Che dire, questo film l’ho odiato e amato contemporaneamente: tanto per cominciare porrei maggiormente l’accento sull’esaltante esperienza visiva che, già dai primi istanti, lo fa apparire come una sorta di mostra pittorica. Sembra quasi che una lunga serie di dipinti animati si susseguano per buona parte della pellicola, rendendola un’opera d’arte. Nel primo tempo si rimane estasiati come sotto un incantesimo, simile al canto dell’omonima sirena Partenope dell’Odissea, dalle tinte sgargianti che ricordano le pitture ad olio dei Macchiaioli, rappresentando perfettamente la frizzante gioia, anche un po’ incosciente, dell’adolescenza.
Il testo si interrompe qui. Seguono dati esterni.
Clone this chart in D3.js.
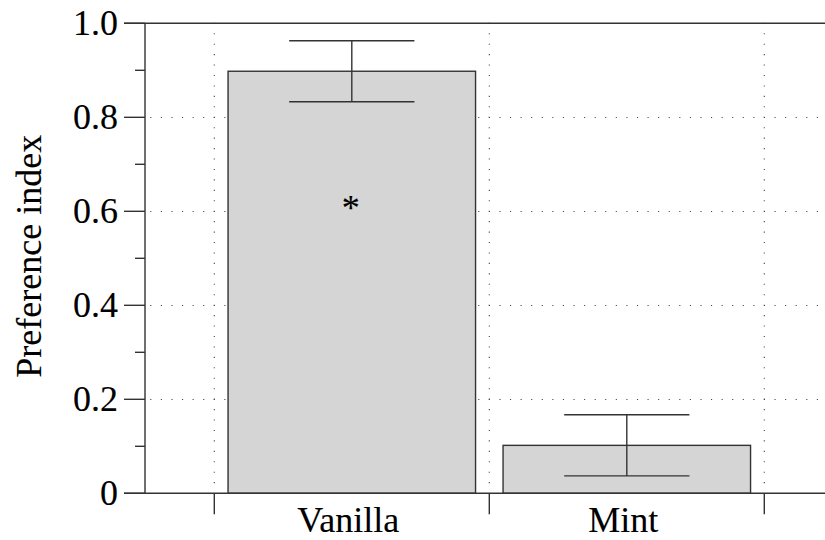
<!DOCTYPE html>
<html>
<head>
<meta charset="utf-8">
<script src="https://cdn.jsdelivr.net/npm/d3@7"></script>
<style>
  html, body { margin: 0; padding: 0; background: #fff; }
  svg { display: block; }
  text { font-family: "Liberation Serif", "Times New Roman", serif; fill: #000; stroke: #000; stroke-width: 0.12px; }
</style>
</head>
<body>
<script>
// ---- data ----
const categories = ["Vanilla", "Mint"];
const means = [0.898, 0.102];
const errors = [0.065, 0.065];
const significance = ["*", ""];
const yMajorTicks = [0, 0.2, 0.4, 0.6, 0.8, 1.0];
const yTickLabels = ["0", "0.2", "0.4", "0.6", "0.8", "1.0"];
const yMinorTicks = [0.1, 0.3, 0.5, 0.7, 0.9];
const gridValues = [0.2, 0.4, 0.6, 0.8];
const yLabel = "Preference index";

// ---- layout ----
const W = 825, H = 540;
const plotLeft = 145, plotRight = 825, plotTop = 23.3, plotBottom = 493.3;
const fontSize = 36;
const axisColor = "#333";
const lw = 1.4;

const svg = d3.select("body").append("svg").attr("width", W).attr("height", H);

const y = d3.scaleLinear().domain([0, 1]).range([plotBottom, plotTop]);
const x = d3.scaleBand().domain(categories).range([214.3, 764.3])
  .paddingInner(0.1).paddingOuter(0.05);
const step = x.step();
const boundaries = categories.map(c => x(c) - step * x.paddingOuter())
  .concat([x(categories[categories.length - 1]) + x.bandwidth() + step * x.paddingOuter()]);

// ---- grid (dotted) ----
const hPeriod = 10.58, vPeriod = 10.44;
const grid = svg.append("g").attr("stroke", "#444").attr("stroke-width", 1.1);
gridValues.forEach(v => {
  const start = plotLeft + 4;
  const off = hPeriod - (((boundaries[0] - 0.55 - start) % hPeriod) + hPeriod) % hPeriod;
  grid.append("line")
    .attr("x1", start).attr("x2", plotRight)
    .attr("y1", Math.round(y(v)) + 0.5).attr("y2", Math.round(y(v)) + 0.5)
    .attr("stroke-dasharray", `1.1 ${hPeriod - 1.1}`)
    .attr("stroke-dashoffset", off % hPeriod);
});
boundaries.forEach(b => {
  grid.append("line")
    .attr("x1", b).attr("x2", b)
    .attr("y1", y(1) - 0.55).attr("y2", plotBottom - 3)
    .attr("stroke-dasharray", `1.1 ${vPeriod - 1.1}`);
});

// ---- bars ----
svg.append("g").selectAll("rect").data(categories).join("rect")
  .attr("x", c => x(c))
  .attr("y", (c, i) => y(means[i]))
  .attr("width", x.bandwidth())
  .attr("height", (c, i) => y(0) - y(means[i]))
  .attr("fill", "#d5d5d5")
  .attr("stroke", axisColor)
  .attr("stroke-width", lw);

// ---- axes ----
const axes = svg.append("g").attr("stroke", axisColor).attr("stroke-width", lw).attr("fill", "none");
axes.append("line").attr("x1", plotLeft).attr("x2", plotLeft).attr("y1", plotTop).attr("y2", plotBottom);
[0, 1].forEach(v => {
  axes.append("line").attr("x1", plotLeft - 21).attr("x2", plotRight)
    .attr("y1", y(v)).attr("y2", y(v));
});
yMajorTicks.forEach(v => {
  axes.append("line").attr("x1", plotLeft - 21).attr("x2", plotLeft).attr("y1", y(v)).attr("y2", y(v));
});
yMinorTicks.forEach(v => {
  axes.append("line").attr("x1", plotLeft - 10).attr("x2", plotLeft).attr("y1", y(v)).attr("y2", y(v));
});
boundaries.forEach(b => {
  axes.append("line").attr("x1", b).attr("x2", b).attr("y1", plotBottom).attr("y2", plotBottom + 21);
});

// y tick labels
svg.append("g").selectAll("text").data(yMajorTicks).join("text")
  .attr("x", plotLeft - 27)
  .attr("y", v => y(v))
  .attr("dy", "0.33em")
  .attr("text-anchor", "end")
  .attr("font-size", fontSize)
  .text((v, i) => yTickLabels[i]);

// x labels
svg.append("g").selectAll("text").data(categories).join("text")
  .attr("x", c => x(c) + x.bandwidth() / 2 - 3.5)
  .attr("y", 531.7)
  .attr("text-anchor", "middle")
  .attr("font-size", fontSize)
  .text(c => c);

// y label
svg.append("text")
  .attr("transform", `translate(41, ${(plotTop + plotBottom) / 2 - 2}) rotate(-90)`)
  .attr("text-anchor", "middle")
  .attr("font-size", fontSize)
  .text(yLabel);

// ---- error bars ----
const eb = svg.append("g").attr("stroke", axisColor).attr("stroke-width", lw);
categories.forEach((c, i) => {
  const cx = x(c) + x.bandwidth() / 2;
  const capHalf = x.bandwidth() * 0.253;
  const top = y(means[i] + errors[i]), bot = y(means[i] - errors[i]);
  eb.append("line").attr("x1", cx).attr("x2", cx).attr("y1", top).attr("y2", bot);
  eb.append("line").attr("x1", cx - capHalf).attr("x2", cx + capHalf).attr("y1", top).attr("y2", top);
  eb.append("line").attr("x1", cx - capHalf).attr("x2", cx + capHalf).attr("y1", bot).attr("y2", bot);
});

// significance markers
svg.append("g").selectAll("text").data(categories).join("text")
  .attr("x", c => x(c) + x.bandwidth() / 2 - 1)
  .attr("y", 220)
  .attr("text-anchor", "middle")
  .attr("font-size", fontSize)
  .text((c, i) => significance[i]);
</script>
</body>
</html>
Nel secondo tempo invece, mentre la protagonista incede verso la maturità dell’età adulta e la progressiva, se pur lenta, perdita della giovinezza, a un certo punto, quando ci ritroviamo a esplorare con lei i famosi “vasci” dei Quartieri Spagnoli di Napoli, possiamo ammirare uno spettacolo meraviglioso nella rappresentazione di una poetica e disperata miseria. Ed è lì che entrano in scena dei colori scuri, tetri, come quelle delle tele di Goya nel periodo delle Pitture Nere, illuminate da dei punti di luce di un giallo quasi dorato. O anche i contrasti cupi, ma comunque vibranti, dei dipinti di Caravaggio. Un altro aspetto che ho amato moltissimo è il personaggio di Silvio Orlando, che impersonifica il docente universitario di antropologia Devoto Marotta, e la sua bellissima interpretazione che lo riconferma, ancora una volta, un grandissimo attore.
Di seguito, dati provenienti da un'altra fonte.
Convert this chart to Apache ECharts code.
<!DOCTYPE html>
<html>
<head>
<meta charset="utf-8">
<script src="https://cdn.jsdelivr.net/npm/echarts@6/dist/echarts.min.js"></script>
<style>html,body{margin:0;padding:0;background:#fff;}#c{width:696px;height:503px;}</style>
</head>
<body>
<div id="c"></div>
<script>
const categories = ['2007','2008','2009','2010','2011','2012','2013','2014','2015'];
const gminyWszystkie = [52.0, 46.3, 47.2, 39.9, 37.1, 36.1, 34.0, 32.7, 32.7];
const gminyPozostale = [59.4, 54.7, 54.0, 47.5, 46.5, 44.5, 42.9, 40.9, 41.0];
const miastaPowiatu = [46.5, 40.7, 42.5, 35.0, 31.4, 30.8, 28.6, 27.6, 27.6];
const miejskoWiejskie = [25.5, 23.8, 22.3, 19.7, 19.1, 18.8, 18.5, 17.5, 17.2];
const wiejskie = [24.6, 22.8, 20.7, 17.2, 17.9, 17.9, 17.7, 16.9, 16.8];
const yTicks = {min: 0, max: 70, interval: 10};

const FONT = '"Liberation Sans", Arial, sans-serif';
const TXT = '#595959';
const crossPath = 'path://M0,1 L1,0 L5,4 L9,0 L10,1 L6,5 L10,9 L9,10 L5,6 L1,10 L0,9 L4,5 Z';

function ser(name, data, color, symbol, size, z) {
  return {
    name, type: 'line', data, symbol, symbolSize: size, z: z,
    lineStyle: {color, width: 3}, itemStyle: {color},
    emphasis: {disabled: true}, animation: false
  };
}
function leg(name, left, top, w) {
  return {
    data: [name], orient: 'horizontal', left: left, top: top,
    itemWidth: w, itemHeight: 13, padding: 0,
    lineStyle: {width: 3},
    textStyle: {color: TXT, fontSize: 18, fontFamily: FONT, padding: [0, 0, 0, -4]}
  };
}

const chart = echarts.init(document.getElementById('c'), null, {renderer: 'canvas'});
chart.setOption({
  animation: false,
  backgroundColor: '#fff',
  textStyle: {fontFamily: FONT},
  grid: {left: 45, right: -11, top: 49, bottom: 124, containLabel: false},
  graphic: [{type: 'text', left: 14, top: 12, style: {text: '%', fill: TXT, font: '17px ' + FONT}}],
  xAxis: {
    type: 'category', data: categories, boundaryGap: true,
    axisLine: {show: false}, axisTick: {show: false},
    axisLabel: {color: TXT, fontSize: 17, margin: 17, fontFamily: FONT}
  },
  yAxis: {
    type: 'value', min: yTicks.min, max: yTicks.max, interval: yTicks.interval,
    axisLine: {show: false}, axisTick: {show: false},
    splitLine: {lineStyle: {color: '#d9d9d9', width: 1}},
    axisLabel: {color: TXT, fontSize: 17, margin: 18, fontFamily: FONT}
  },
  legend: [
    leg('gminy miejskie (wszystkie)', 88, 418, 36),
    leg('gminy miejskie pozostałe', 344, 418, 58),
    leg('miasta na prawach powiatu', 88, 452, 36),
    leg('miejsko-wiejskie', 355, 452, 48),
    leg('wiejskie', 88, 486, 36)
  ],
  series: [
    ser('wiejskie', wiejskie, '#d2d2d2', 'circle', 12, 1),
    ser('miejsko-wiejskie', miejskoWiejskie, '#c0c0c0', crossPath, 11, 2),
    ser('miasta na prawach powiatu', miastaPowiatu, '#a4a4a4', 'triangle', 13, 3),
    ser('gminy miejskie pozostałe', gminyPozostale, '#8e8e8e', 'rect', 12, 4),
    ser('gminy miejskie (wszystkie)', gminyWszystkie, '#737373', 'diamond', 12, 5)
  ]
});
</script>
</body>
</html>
Ciò che invece ho detestato sono la maggior parte dei dialoghi recitati con insopportabile lentezza, come fossero un vino da far fermentare al fine di aumentare il valore, per conferirgli una certa autorevole poesia. Pieni zeppi anche di luoghi comuni e frasi fatte, recitati invece presuntuosamente come fossero un racconto di Sartre. In secondo luogo il personaggio della protagonista dovrebbe rappresentare Napoli nella sua essenza, difatti porta il nome della città antica fondata tra il Vesuvio e i Campi Flegrei nell’VIII secolo a.C. dalla quale deriva il capoluogo campano, ma purtroppo non ci riesce. Parthenope è banale, scialba e una volta cresciuta utilizza la spregiudicatezza sessuale come forma rivoluzionaria di libertà, nel più classico dei cliché. La parte migliore di questo lungometraggio, anche a livello di trama, si concentra nel primo atto, tant’è che fino all’intervallo ho avuto il dubbio che si trattasse di un mediometraggio; ricordo perfettamente di aver pensato: “ma quindi sta finendo? L’intera vicenda sembra essersi conclusa”. E così è: dal secondo atto in poi si perde totalmente il filo della narrazione, per non ritrovarlo più. Qual è la vera storia? Dove vuole andare a parare? Non si capisce, infatti è come se da un certo punto in poi si alternassero dei singoli episodi che hanno come unico punto in comune questa ragazza, che però appare più come una spettatrice, o una comparsa, e non il ruolo principale della sceneggiatura. Un film su Parthenope dove nella sostanza Parthenope non esiste. Per concludere non ho apprezzato nemmeno certe eccentricità del regista, che anche qui si perde nel più tipico kitsch sorrentiniano che a volte lo fa scivolare addirittura nel grottesco. Del resto si sa, Sorrentino è fatto così: il gusto per le caricature è per lui un prurito troppo forte per non grattarsi. Peccato, un lavoro potenzialmente straordinario sporcato da degli eccessi di megalomania. Bello a metà. Tre stelle su cinque.